How many devices actually have the _PS3 method (or whatever it is that we
end up executing)? We might be able to simply flag it, and say "ok, if we
have a _PS3 method, we'll have to suspend early, otherwise we can leave it
for a late suspend".
Definitely not perfect, but perhaps a way to get the safe thing on 99% of
all cases, and have to live with the horrid ACPI rules on some things.
I thought the _DSW thing is common for setting up wakeup, but _PSx is not.
But I have not looked at many ACPI tables in my life. I try to active
avoid it if I at all humanly can.
Linus
On Sat, 31 Jan 2009, Linus Torvalds wrote:
>
> I thought the _DSW thing is common for setting up wakeup, but _PSx is not.
> But I have not looked at many ACPI tables in my life. I try to active
> avoid it if I at all humanly can.
Doing a quick grep on my laptop seems to confirm that. No actual _PSx
things found in any acpi tables at all that I can see.

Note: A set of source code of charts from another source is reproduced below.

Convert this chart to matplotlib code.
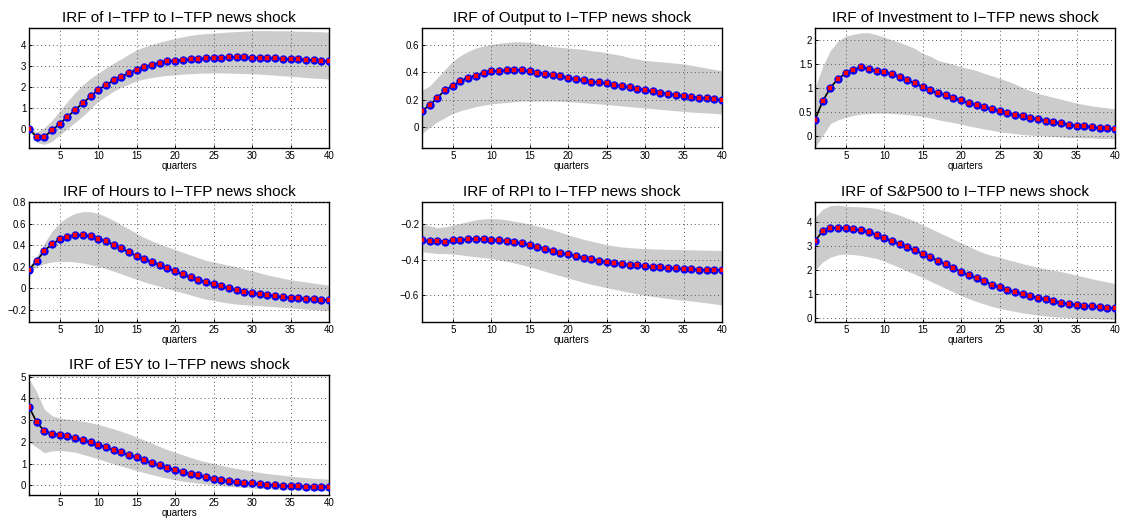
import matplotlib
matplotlib.use("Agg")
import matplotlib.pyplot as plt
import numpy as np

plt.rcParams['font.family'] = ['Liberation Sans', 'DejaVu Sans']

quarters = np.arange(1, 41)

# I-TFP
itfp_irf = [0, -0.4, -0.38, -0.08, 0.24, 0.56, 0.9, 1.22, 1.54, 1.86,
            2.08, 2.3, 2.48, 2.65, 2.81, 2.93, 3.05, 3.15, 3.22, 3.25,
            3.28, 3.31, 3.33, 3.35, 3.37, 3.38, 3.4, 3.41, 3.4, 3.39,
            3.38, 3.36, 3.35, 3.33, 3.32, 3.3, 3.29, 3.27, 3.24, 3.22]
itfp_hi = [0.05, -0.15, 0.05, 0.4, 0.85, 1.3, 1.72, 2.1, 2.4, 2.65,
           2.9, 3.12, 3.33, 3.55, 3.76, 3.9, 4.02, 4.13, 4.22, 4.3,
           4.38, 4.45, 4.5, 4.53, 4.56, 4.58, 4.61, 4.63, 4.65, 4.67,
           4.68, 4.68, 4.67, 4.67, 4.66, 4.65, 4.64, 4.63, 4.62, 4.6]
itfp_lo = [-0.05, -0.65, -0.75, -0.6, -0.3, 0.0, 0.3, 0.6, 0.95, 1.3,
           1.55, 1.78, 1.98, 2.13, 2.28, 2.37, 2.44, 2.5, 2.54, 2.57,
           2.6, 2.62, 2.64, 2.65, 2.66, 2.66, 2.65, 2.64, 2.63, 2.62,
           2.6, 2.58, 2.55, 2.52, 2.5, 2.47, 2.44, 2.41, 2.39, 2.37]

# Output
out_irf = [0.12, 0.16, 0.215, 0.27, 0.30, 0.335, 0.36, 0.375, 0.395, 0.405,
           0.41, 0.413, 0.415, 0.412, 0.405, 0.397, 0.39, 0.38, 0.37, 0.36,
           0.35, 0.34, 0.332, 0.325, 0.318, 0.308, 0.3, 0.29, 0.28, 0.27,
           0.26, 0.25, 0.243, 0.236, 0.228, 0.222, 0.215, 0.21, 0.204, 0.198]
out_hi = [0.27, 0.3, 0.36, 0.42, 0.48, 0.52, 0.55, 0.575, 0.59, 0.6,
          0.61, 0.615, 0.62, 0.62, 0.615, 0.605, 0.595, 0.585, 0.58, 0.575,
          0.57, 0.565, 0.555, 0.55, 0.54, 0.53, 0.52, 0.505, 0.495, 0.485,
          0.48, 0.475, 0.47, 0.465, 0.46, 0.45, 0.44, 0.43, 0.42, 0.41]
out_lo = [-0.045, 0.0, 0.04, 0.07, 0.1, 0.12, 0.135, 0.15, 0.16, 0.17,
          0.175, 0.18, 0.185, 0.19, 0.19, 0.19, 0.19, 0.19, 0.188, 0.185,
          0.182, 0.178, 0.174, 0.17, 0.165, 0.16, 0.155, 0.15, 0.145, 0.14,
          0.135, 0.13, 0.125, 0.12, 0.115, 0.11, 0.107, 0.104, 0.1, 0.097]

# Investment
inv_irf = [0.33, 0.72, 1.0, 1.19, 1.3, 1.38, 1.43, 1.39, 1.36, 1.32,
           1.29, 1.23, 1.16, 1.09, 1.02, 0.95, 0.89, 0.85, 0.79, 0.74,
           0.68, 0.64, 0.6, 0.56, 0.52, 0.48, 0.44, 0.41, 0.37, 0.34,
           0.31, 0.28, 0.26, 0.23, 0.21, 0.2, 0.18, 0.16, 0.15, 0.13]
inv_hi = [1.0, 1.45, 1.78, 1.98, 2.08, 2.12, 2.15, 2.15, 2.11, 2.06,
          2.0, 1.95, 1.89, 1.82, 1.72, 1.66, 1.57, 1.53, 1.49, 1.44,
          1.4, 1.36, 1.3, 1.25, 1.2, 1.14, 1.08, 1.0, 0.94, 0.88,
          0.84, 0.8, 0.76, 0.72, 0.68, 0.65, 0.62, 0.6, 0.58, 0.56]
inv_lo = [-0.25, 0.0, 0.25, 0.33, 0.38, 0.42, 0.45, 0.46, 0.47, 0.47,
          0.46, 0.45, 0.44, 0.42, 0.4, 0.37, 0.33, 0.3, 0.27, 0.24,
          0.2, 0.17, 0.14, 0.11, 0.08, 0.06, 0.04, 0.02, 0.01, 0.0,
          -0.01, -0.02, -0.03, -0.04, -0.04, -0.05, -0.05, -0.06, -0.06, -0.07]

# Hours
hrs_irf = [0.175, 0.255, 0.35, 0.41, 0.455, 0.48, 0.495, 0.495, 0.485, 0.46,
           0.435, 0.405, 0.37, 0.335, 0.3, 0.27, 0.245, 0.215, 0.185, 0.16,
           0.13, 0.105, 0.08, 0.06, 0.04, 0.02, 0.0, -0.015, -0.028, -0.04,
           -0.05, -0.062, -0.07, -0.078, -0.085, -0.09, -0.095, -0.1, -0.105, -0.11]
hrs_hi = [0.2, 0.3, 0.42, 0.53, 0.61, 0.66, 0.695, 0.71, 0.71, 0.695,
          0.665, 0.63, 0.59, 0.55, 0.51, 0.47, 0.44, 0.41, 0.385, 0.36,
          0.335, 0.31, 0.285, 0.26, 0.245, 0.23, 0.215, 0.2, 0.18, 0.165,
          0.145, 0.125, 0.11, 0.095, 0.08, 0.07, 0.06, 0.05, 0.04, 0.03]
hrs_lo = [0.15, 0.2, 0.23, 0.245, 0.25, 0.25, 0.245, 0.235, 0.22, 0.205,
          0.185, 0.16, 0.135, 0.11, 0.085, 0.06, 0.04, 0.02, 0.0, -0.02,
          -0.04, -0.06, -0.08, -0.1, -0.11, -0.125, -0.135, -0.145, -0.15, -0.155,
          -0.16, -0.165, -0.17, -0.175, -0.18, -0.185, -0.19, -0.195, -0.2, -0.205]

# RPI
rpi_irf = [-0.29, -0.295, -0.295, -0.298, -0.29, -0.288, -0.285, -0.283, -0.283, -0.286,
           -0.29, -0.294, -0.3, -0.308, -0.316, -0.326, -0.337, -0.348, -0.36, -0.37,
           -0.38, -0.39, -0.398, -0.406, -0.412, -0.418, -0.424, -0.428, -0.432, -0.436,
           -0.44, -0.443, -0.446, -0.449, -0.451, -0.453, -0.455, -0.456, -0.457, -0.458]
rpi_hi = [-0.2, -0.21, -0.22, -0.215, -0.205, -0.195, -0.185, -0.175, -0.17, -0.168,
          -0.17, -0.175, -0.183, -0.19, -0.2, -0.21, -0.22, -0.232, -0.245, -0.26,
          -0.272, -0.285, -0.295, -0.305, -0.315, -0.322, -0.328, -0.332, -0.335, -0.337,
          -0.339, -0.34, -0.341, -0.342, -0.343, -0.344, -0.345, -0.346, -0.347, -0.348]
rpi_lo = [-0.355, -0.36, -0.365, -0.365, -0.368, -0.372, -0.378, -0.383, -0.388, -0.393,
          -0.4, -0.408, -0.418, -0.428, -0.44, -0.452, -0.465, -0.478, -0.49, -0.502,
          -0.515, -0.527, -0.538, -0.548, -0.557, -0.566, -0.575, -0.584, -0.592, -0.6,
          -0.606, -0.612, -0.618, -0.623, -0.627, -0.632, -0.637, -0.642, -0.648, -0.655]

# S&P500
sp_irf = [3.22, 3.65, 3.75, 3.77, 3.76, 3.72, 3.67, 3.6, 3.49, 3.34,
          3.22, 3.1, 2.96, 2.84, 2.69, 2.55, 2.4, 2.26, 2.1, 1.94,
          1.8, 1.67, 1.54, 1.41, 1.3, 1.2, 1.1, 1.02, 0.94, 0.86,
          0.79, 0.72, 0.66, 0.61, 0.57, 0.53, 0.5, 0.47, 0.45, 0.43]
sp_hi = [4.2, 4.55, 4.7, 4.72, 4.68, 4.66, 4.65, 4.62, 4.58, 4.5,
         4.4, 4.3, 4.18, 4.05, 3.9, 3.75, 3.6, 3.45, 3.3, 3.15,
         3.0, 2.85, 2.72, 2.62, 2.55, 2.45, 2.37, 2.28, 2.2, 2.13,
         2.06, 2.0, 1.95, 1.88, 1.8, 1.73, 1.65, 1.58, 1.52, 1.45]
sp_lo = [2.0, 2.35, 2.55, 2.65, 2.68, 2.66, 2.62, 2.56, 2.5, 2.38,
         2.25, 2.12, 1.98, 1.84, 1.7, 1.55, 1.4, 1.25, 1.1, 0.95,
         0.82, 0.7, 0.6, 0.5, 0.42, 0.35, 0.29, 0.23, 0.18, 0.14,
         0.1, 0.07, 0.05, 0.03, 0.01, 0.0, -0.01, -0.02, -0.03, -0.04]

# E5Y
e5y_irf = [3.62, 2.9, 2.5, 2.38, 2.33, 2.26, 2.18, 2.09, 1.97, 1.87,
           1.75, 1.63, 1.51, 1.4, 1.28, 1.14, 1.02, 0.92, 0.81, 0.71,
           0.61, 0.52, 0.45, 0.37, 0.31, 0.25, 0.19, 0.15, 0.12, 0.08,
           0.05, 0.02, 0.0, -0.02, -0.04, -0.05, -0.06, -0.07, -0.08, -0.09]
e5y_hi = [4.9, 4.3, 3.5, 3.2, 3.1, 3.05, 3.0, 2.95, 2.88, 2.8,
          2.7, 2.6, 2.48, 2.36, 2.22, 2.08, 1.93, 1.78, 1.64, 1.52,
          1.4, 1.28, 1.17, 1.08, 1.0, 0.92, 0.84, 0.77, 0.71, 0.65,
          0.59, 0.54, 0.5, 0.46, 0.42, 0.38, 0.35, 0.32, 0.3, 0.28]
e5y_lo = [2.0, 1.75, 1.5, 1.58, 1.6, 1.57, 1.52, 1.42, 1.32, 1.22,
          1.1, 0.98, 0.88, 0.78, 0.68, 0.58, 0.49, 0.4, 0.32, 0.25,
          0.19, 0.14, 0.09, 0.05, 0.01, -0.02, -0.05, -0.08, -0.1, -0.13,
          -0.15, -0.17, -0.19, -0.2, -0.21, -0.22, -0.23, -0.24, -0.25, -0.25]

names = ["I\u2212TFP", "Output", "Investment", "Hours", "RPI", "S&P500", "E5Y"]
irfs = [itfp_irf, out_irf, inv_irf, hrs_irf, rpi_irf, sp_irf, e5y_irf]
his = [itfp_hi, out_hi, inv_hi, hrs_hi, rpi_hi, sp_hi, e5y_hi]
los = [itfp_lo, out_lo, inv_lo, hrs_lo, rpi_lo, sp_lo, e5y_lo]
ylims = [(-0.92, 4.8), (-0.15, 0.72), (-0.26, 2.25), (-0.31, 0.8),
         (-0.75, -0.075), (-0.15, 4.85), (-0.45, 5.08)]
yticks = [[0, 1, 2, 3, 4], [0, 0.2, 0.4, 0.6], [0, 0.5, 1, 1.5, 2],
          [-0.2, 0, 0.2, 0.4, 0.6, 0.8], [-0.6, -0.4, -0.2],
          [0, 1, 2, 3, 4], [0, 1, 2, 3, 4, 5]]

fig = plt.figure(figsize=(11.27, 5.23), dpi=100)
lefts = [29, 422, 815]
tops = [28, 202, 375]
W, H = 1127.0, 523.0

for i in range(7):
    r, c = divmod(i, 3)
    ax = fig.add_axes([lefts[c] / W, 1 - (tops[r] + 120) / H, 300 / W, 120 / H])
    ax.fill_between(quarters, los[i], his[i], color='#cccccc', lw=0, zorder=1)
    ax.plot(quarters, irfs[i], color='black', lw=1.2, zorder=2)
    ax.plot(quarters, irfs[i], 'o', color='blue', ms=6, mew=0, zorder=3)
    ax.plot(quarters, irfs[i], 'x', color='red', ms=3.5, mew=1.5, zorder=4)
    ax.set_xlim(1, 40)
    ax.set_ylim(*ylims[i])
    ax.set_xticks([5, 10, 15, 20, 25, 30, 35, 40])
    ax.set_yticks(yticks[i])
    ax.set_yticklabels([("%g" % t).replace("-", "\u2212") for t in yticks[i]])
    ax.grid(True, linestyle=(0, (1, 3)), color='#555555', lw=0.7)
    ax.set_axisbelow(False)
    ax.tick_params(direction='in', length=2.5, width=0.7, labelsize=7, pad=2)
    for s in ax.spines.values():
        s.set_linewidth(1.0)
    ax.set_xlabel("quarters", fontsize=7, labelpad=0)
    ax.set_title("IRF of %s to I\u2212TFP news shock" % names[i], fontsize=11, pad=4)

fig.savefig("out.png", dpi=100)
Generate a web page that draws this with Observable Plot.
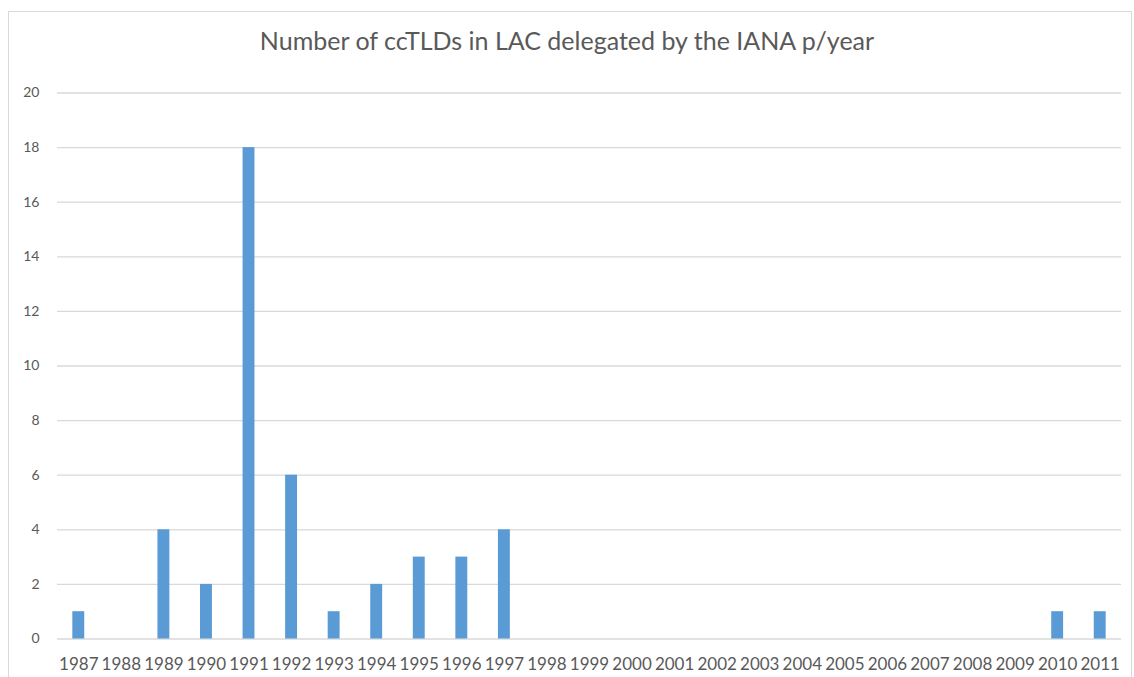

And on a mac mini, there are _PS3 entries that _look_ like they are
connected to the IDE controller and the realtime clock, but it looks like
they don't happen for the PCI devices.
But again - I may have screwed that up. ACPI tables are not my favourite
data structure.
Linus
On Sat, 31 Jan 2009 17:06:47 -0800 (PST)
Linus Torvalds <[email protected]> wrote:
>
>
> On Sun, 1 Feb 2009, Rafael J. Wysocki wrote:
> >
> > All this leads to the conclusion that we should put devices into
> > low power states with interrupts off and this seems to imply that
> > we'll need to make the AML interpreter allow us to run AML with
> > interrupts off.
>
> How many devices actually have the _PS3 method (or whatever it is
> that we end up executing)? We might be able to simply flag it, and
> say "ok, if we have a _PS3 method, we'll have to suspend early,
> otherwise we can leave it for a late suspend".
>
in this area there's a pet pieve of mine, or rather something that
shows up on kerneloops.org quite a bit:
There are several PCI quirks that get run with irqs off, but they are
just the "normal" boot time quirks, and when they get run there, they
can sleep. Some of them do things like call ioremap() and the like....
from memory some of the asus and via quirks come to mind...
--
Arjan van de Ven Intel Open Source Technology Centre
For development, discussion and tips for power savings,
visit http://www.lesswatts.org
On Sunday 01 February 2009, Linus Torvalds wrote:
>
> On Sun, 1 Feb 2009, Rafael J. Wysocki wrote:
> >
> > All this leads to the conclusion that we should put devices into low power
> > states with interrupts off and this seems to imply that we'll need to make the
> > AML interpreter allow us to run AML with interrupts off.
>
> How many devices actually have the _PS3 method (or whatever it is that we
> end up executing)? We might be able to simply flag it, and say "ok, if we
> have a _PS3 method, we'll have to suspend early, otherwise we can leave it
> for a late suspend".
That seems doable at first sight, although I think we should take D1 and D2
into account too (the ACPI rules may be that for S3, ie. suspend to RAM, given
device should be put into D2, for example). We have a function for checking
if device is power-manageable by ACPI.
Still, in that case, should the rule be that if the device is power-manageable
by ACPI, the PCI core is supposed to put it into a low power state (using ACPI)
with interrupts on and if the device is not power-manageable by ACPI, the
PCI core is supposed to put it into a low power state using the native PM?
> Definitely not perfect, but perhaps a way to get the safe thing on 99% of
> all cases, and have to live with the horrid ACPI rules on some things.
They are not that uncommon AFAICS. On all of my boxes there are devices
power-manageable by ACPI. Usually they are USB controllers and network
adapters, but sometimes it happens to sound cards too.
> I thought the _DSW thing is common for setting up wakeup, but _PSx is not.
> But I have not looked at many ACPI tables in my life. I try to active
> avoid it if I at all humanly can.
Usually, we need to use ACPI to set up wake-up and then use ACPI to put the
device into a low power state. Otherwise, the wake-up may not work.